Born as Abhas Kumar Ganguly, Kishore Kumar was drawn to Bollywood because of his elder brother, Ashok Kumar’s assocaition with it. His first acting role was in Shikari (1946) and first song in Ziddi (1948). His talent was spotted by S D Burman, who patronized him for two decades, giving him learning tips and patronising him for Dev Anand movies. Finally, it was in late sixties that his talent begin to express itself. His song, “Mere Sapno ki Raani…” in Aradhana (1969) was the turning point of his career, and his association with R D Burman for Rajesh Khanna movies changed the whole complexion of Bollywood industry. His peak was in seventies, though he remained at the top of Bollywood music till his death in 1987.
The Angry Young Man of Bollywood
Amitabh Bachchan gave Indians what they were feeling in the seventies – an expression of their angst – not against the villains of the movies, but against themselves, their society, their government, even their parents and finally their destiny. It is difficult to say what would have happended had he not landed with Zanjeer (1973), but once he did, Bollywood was never the same again. His greatest portrayal of the Angry Young Man is in Mili (1973) a social movie devoid of any violence, showing the depth of his acting skills. As the biggest superstar of the seventies and virtually a cult figure, his roles did become somewhat stereotyped, but commercially whatever he touched, used to become gold in those days. His great acting was expressed better in his comic roles like Yaraana (1980) and Namakhalal (1982).
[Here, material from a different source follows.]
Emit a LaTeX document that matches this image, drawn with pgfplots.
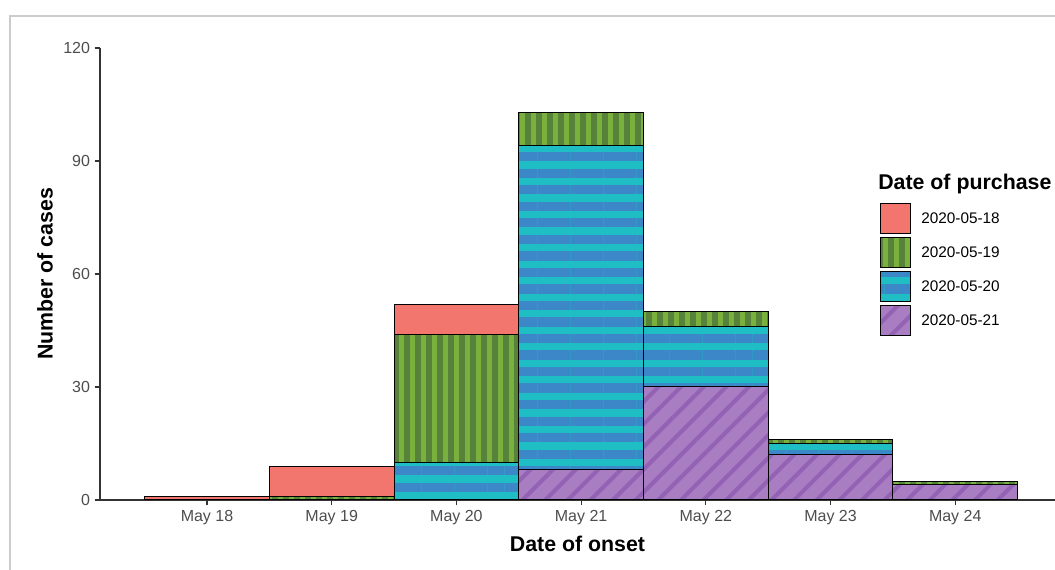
\documentclass[border=0pt]{standalone}
\usepackage{pgfplots}
\pgfplotsset{compat=1.18}
\usepackage{fontspec}
\setmainfont{Liberation Sans}
\usetikzlibrary{patterns.meta}

\definecolor{c18}{HTML}{F2756E}
\definecolor{c19}{HTML}{7AB03E}
\definecolor{c19d}{HTML}{56823A}
\definecolor{c20}{HTML}{1FBDC4}
\definecolor{c20d}{HTML}{3C87C8}
\definecolor{c21}{HTML}{A87DC2}
\definecolor{c21d}{HTML}{9462B4}
\definecolor{tickgray}{HTML}{4D4D4D}

\begin{document}
\begin{tikzpicture}
% outer panel frame
\draw[black!20, line width=2pt] (7.5pt,-10pt) -- (7.5pt,415.5pt) -- (800pt,415.5pt);

\begin{axis}[
  at={(75pt,52.5pt)}, anchor=south west,
  scale only axis, width=716.25pt, height=339pt,
  xmin=-0.858, xmax=6.80, ymin=0, ymax=120,
  ybar stacked, bar width=1,
  axis x line*=bottom, axis y line*=left,
  axis line style={black!80, line width=0.8pt},
  ytick={0,30,60,90,120},
  xtick={0,1,2,3,4,5,6},
  xticklabels={May 18,May 19,May 20,May 21,May 22,May 23,May 24},
  tick align=outside, major tick length=4pt,
  tick style={black!80, line width=0.8pt},
  tick label style={font=\fontsize{12}{14}\selectfont, text=tickgray},
  /pgf/number format/assume math mode=true,
  xlabel={Date of onset}, ylabel={Number of cases},
  label style={font=\bfseries\fontsize{16}{18}\selectfont},
  xlabel style={at={(axis description cs:0.5,-0.0973)}, anchor=center},
  ylabel style={at={(axis description cs:-0.0576,0.5)}, anchor=center},
  legend image code/.code={\draw[#1] (0pt,-11.25pt) rectangle (22.5pt,11.25pt);},
  reverse legend,
  legend cell align=left,
  legend style={at={(axis description cs:0.8168,0.657)}, anchor=north west,
    draw=none, fill=none, inner sep=0pt, row sep=2.25pt,
    font=\fontsize{11.5}{13}\selectfont,
    nodes={inner sep=0pt},
    /tikz/every odd column/.append style={column sep=7.5pt}},
]
% purchased 2020-05-21
\addplot[fill=c21, draw=black, line width=0.75pt,
  postaction={pattern={Lines[angle=45,distance=12pt,line width=3pt]}, pattern color=c21d, draw=black, line width=0.75pt}]
  coordinates {(0,0) (1,0) (2,0) (3,8) (4,30) (5,12) (6,4)};
\addlegendentry{2020-05-21}
% purchased 2020-05-20
\addplot[fill=c20, draw=black, line width=0.75pt,
  postaction={pattern={Lines[angle=0,distance=12.4pt,line width=7pt]}, pattern color=c20d, draw=black, line width=0.75pt}]
  coordinates {(0,0) (1,0) (2,10) (3,86) (4,16) (5,3) (6,0)};
\addlegendentry{2020-05-20}
% purchased 2020-05-19
\addplot[fill=c19, draw=black, line width=0.75pt,
  postaction={pattern={Lines[angle=90,distance=8.25pt,line width=4pt]}, pattern color=c19d, draw=black, line width=0.75pt}]
  coordinates {(0,0) (1,1) (2,34) (3,9) (4,4) (5,1) (6,1)};
\addlegendentry{2020-05-19}
% purchased 2020-05-18
\addplot[fill=c18, draw=black, line width=0.75pt]
  coordinates {(0,1) (1,8) (2,8) (3,0) (4,0) (5,0) (6,0)};
\addlegendentry{2020-05-18}

\node[anchor=base west, inner sep=0pt, font=\bfseries\fontsize{16}{18}\selectfont]
  at (axis description cs:0.8147,0.688) {Date of purchase};
\end{axis}
\pgfresetboundingbox
\path[use as bounding box] (0,0) rectangle (791.25pt,427.5pt);
\end{tikzpicture}
\end{document}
Amitabh Bachchan will be at the centre of the Bollywood history from seventy onwards, whenever that gets written coherently. His roles did not just inspire and affect a generation of actors, he is probably the only actor whose roles inspired a full generation of Indians. His success as an artiste is best reflected in the all pervading anti-establishment that has now become a part and parcel of the nation’s psyche. His rebellions on screen broke the shackles of values and inspired young Indians to break every rule, not always for the better.